Bob Randall Featured

6:19am EDT December 22, 2004
Bob Randall's office at TRACO in Cranberry is decorated with several massive pieces of wooden furniture, each carved from a giant tree trunk.

And it's exotic wood -- Randall purchased the pieces in China. No doubt it takes someone with an appreciation for the finely crafted and unusual to go to the effort and expense to acquire such distinctive furnishings.

But then again, TRACO is known for the unusual and finely crafted. It has earned a reputation for taking on challenging projects, whether for historic restoration or new construction. The company restored the windows on the Statue of Liberty, and in Pittsburgh, built a 16-ton, 45-foot diameter skylight for the Heinz 57 Center downtown. The two-year project required hoisting most of the materials for assembly to the top of the 14-story structure, formerly the Gimbels Building, at night.

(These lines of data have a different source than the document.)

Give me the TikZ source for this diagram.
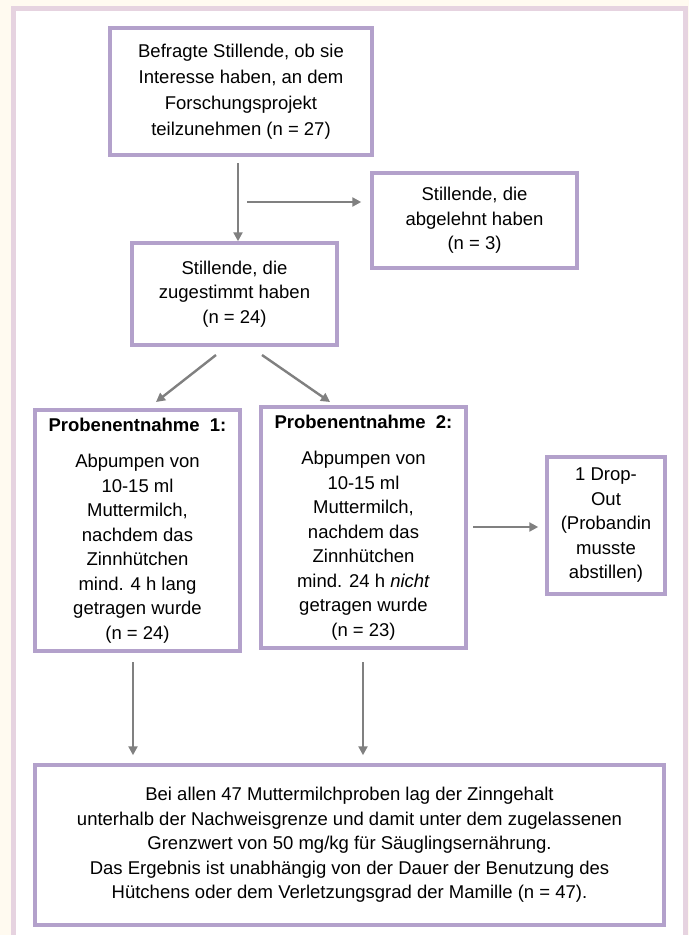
\documentclass[tikz,border=0pt]{standalone}
\usepackage{fontspec}
\setmainfont{Liberation Sans}
\usetikzlibrary{arrows.meta,positioning}
\definecolor{pagecream}{HTML}{FFFAF0}
\definecolor{framepink}{HTML}{E6D3E0}
\definecolor{boxpurple}{HTML}{B3A1CB}
\definecolor{arrowgray}{HTML}{808080}

\begin{document}
\begin{tikzpicture}[
  x=1pt,y=-1pt,
  >={Triangle[length=9pt,width=9pt]},
  box/.style={draw=boxpurple,line width=3.5pt,fill=white,align=center,
    inner sep=0pt,font=\fontsize{18.5}{24.5}\selectfont},
  flow/.style={->,line width=2.4pt,arrowgray}
]
\useasboundingbox (0,0) rectangle (689,935);
\fill[pagecream] (0,0) rectangle (689,935);
\draw[framepink,line width=5pt,fill=white] (13.5,8.5) rectangle (685.5,945);

\node[box,minimum width=262pt,minimum height=127pt,
  font=\fontsize{18.5}{26}\selectfont] (ask) at (241,91.5)
  {Befragte Stillende, ob sie\\Interesse haben, an dem\\Forschungsprojekt\\teilzunehmen (n = 27)};
\node[box,minimum width=205pt,minimum height=95pt] (refuse) at (474.5,220.5)
  {Stillende, die\\abgelehnt haben\\(n = 3)};
\node[box,minimum width=205pt,minimum height=102pt] (agree) at (234.5,294)
  {Stillende, die\\zugestimmt haben\\(n = 24)};
\node[box,minimum width=205pt,minimum height=241pt] (probe1) at (137.5,530.5)
  {\textbf{Probenentnahme\ \ 1:}\\[12pt]Abpumpen von\\10-15 ml\\Muttermilch,\\nachdem das\\Zinnhütchen\\mind. 4 h lang\\getragen wurde\\(n = 24)};
\node[box,minimum width=205pt,minimum height=241pt] (probe2) at (363.5,527.5)
  {\textbf{Probenentnahme\ \ 2:}\\[12pt]Abpumpen von\\10-15 ml\\Muttermilch,\\nachdem das\\Zinnhütchen\\mind. 24 h \textit{nicht}\\getragen wurde\\(n = 23)};
\node[box,minimum width=118pt,minimum height=137pt] (drop) at (606,525.5)
  {1 Drop-\\Out\\(Probandin\\musste\\abstillen)};
\node[box,minimum width=629pt,minimum height=160pt] (result) at (349.5,845)
  {Bei allen 47 Muttermilchproben lag der Zinngehalt\\
   unterhalb der Nachweisgrenze und damit unter dem zugelassenen\\
   Grenzwert von 50 mg/kg für Säuglingsernährung.\\
   Das Ergebnis ist unabhängig von der Dauer der Benutzung des\\
   Hütchens oder dem Verletzungsgrad der Mamille (n = 47).};

% arrow start points
\coordinate (down) at (238,163);
\coordinate (side) at (247,202);
\coordinate (left) at (216,355);
\coordinate (leftend) at (156,402);
\coordinate (right) at (262,355);
\coordinate (rightend) at (330,402);
\coordinate (out) at (473,527);

\draw[flow] (down) -- (down |- agree.north);
\draw[flow,shorten >=9pt] (side) -- (side -| refuse.west);
\draw[flow] (left) -- (leftend);
\draw[flow] (right) -- (rightend);
\draw[flow,shorten >=7pt] (out) -- (out -| drop.west);
\foreach \x/\src in {133/probe1,363/probe2}{
  \coordinate (s\src) at (\x,662);
  \draw[flow,shorten >=8pt] (s\src) -- (s\src |- result.north);
}
\end{tikzpicture}
\end{document}
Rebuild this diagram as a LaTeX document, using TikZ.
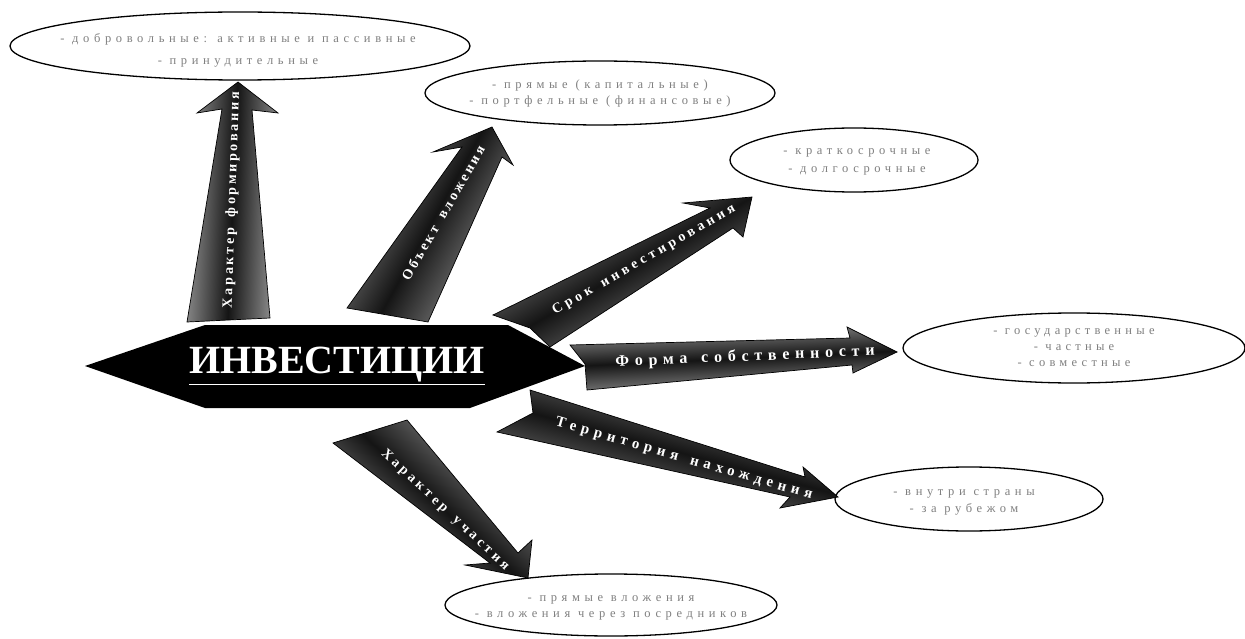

Randall wrestled for years with his father, TRACO's founder, over the direction the company should take, and he has made a concerted effort to secure a succession plan that will allow the company to prosper as he turns over control to the next generation of leaders. That transition won't be automatic; Randall insists his progeny will have to earn their place at the table.

It should be noted, though, that the effort has been significant enough for the company to garner a Family Business of the Year Award from the Katz Graduate School of Business in 2003.